Zusammengekommen waren in Fulda Vertreter der Fachgruppen Infrastruktur, Personenbahnhöfe und Bahnbau sowie der Berufsgruppen Meister/Wagenmeister und Ingenieure. Die Fach- und Berufsgruppen sind ein elementarer Bestandteil der Struktur unserer Gewerkschaft und unserer Arbeit. Das wird auch so bleiben, so EVG-Vorstand Reiner Bieck. „Wir brauchen die Fachgruppen, wir brauchen euren fachlichen Input. Deswegen wollen wir sie weiter führen.“ Fachgruppenarbeit könne aber nicht auf dem Papier verordnet werden. „Sie lebt vom Engagement der Leute, die sich einbringen wollen. Und die müssen deshalb gehegt und gepflegt werden.“
So soll die bisherige Arbeit in den Fachgruppen inhaltlich und strukturell bestehen bleiben. „Was gut funktioniert, brauchen wir nicht verändern.“ Neben die Struktur der dauerhaften Fachgruppen soll aber gleichberechtigt eine zweite treten: die der themenbezogenen Fachgruppen (tFG). „Wir wollen damit schnell auf die Themen reagieren, die unseren Mitgliedern auf den Nägeln brennen.“ Die Digitalisierung z.B. zieht sich querbeet durch die Arbeitswelt. Mit einer themenbezogenen Fachgruppe „Arbeit 4.0“ könnte die EVG das Thema zielgerichteter bearbeiten als in den bestehenden Strukturen.

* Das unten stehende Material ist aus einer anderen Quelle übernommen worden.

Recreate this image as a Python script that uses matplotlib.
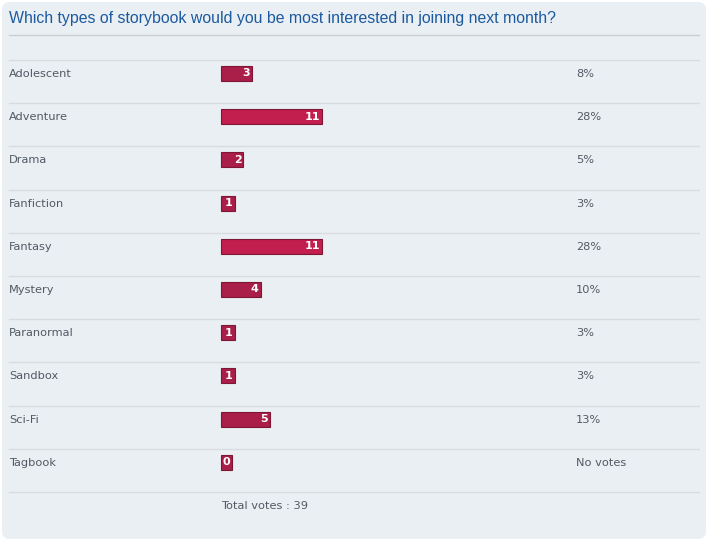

Die tFG sollen projektbezogene Arbeit möglich machen und können daher auch zeitlich begrenzt agieren. Ihre Struktur soll flexibel und durchlässig sein, die Entsendung von Mitgliedern einfach und transparent. Die Bildung von themenbezogenen Fachgruppen soll auf allen Ebenen möglich sein, auch auf der betrieblichen. „Die EVG ist eine Mitmachgewerkschaft. Und jeder, der sich einbringen will, soll dafür auch die Möglichkeit haben.“ Die satzungsmäßigen Voraussetzungen dafür soll der Kleine Gewerkschaftstag im November schaffen.
Die Beschäftigung der EVG und ihrer Bildungsgesellschaft mit der Thematik geht weiter. Am 21. Und 22. Oktober wird die EVA in Berlin eine Fachkonferenz zum Thema durchführen.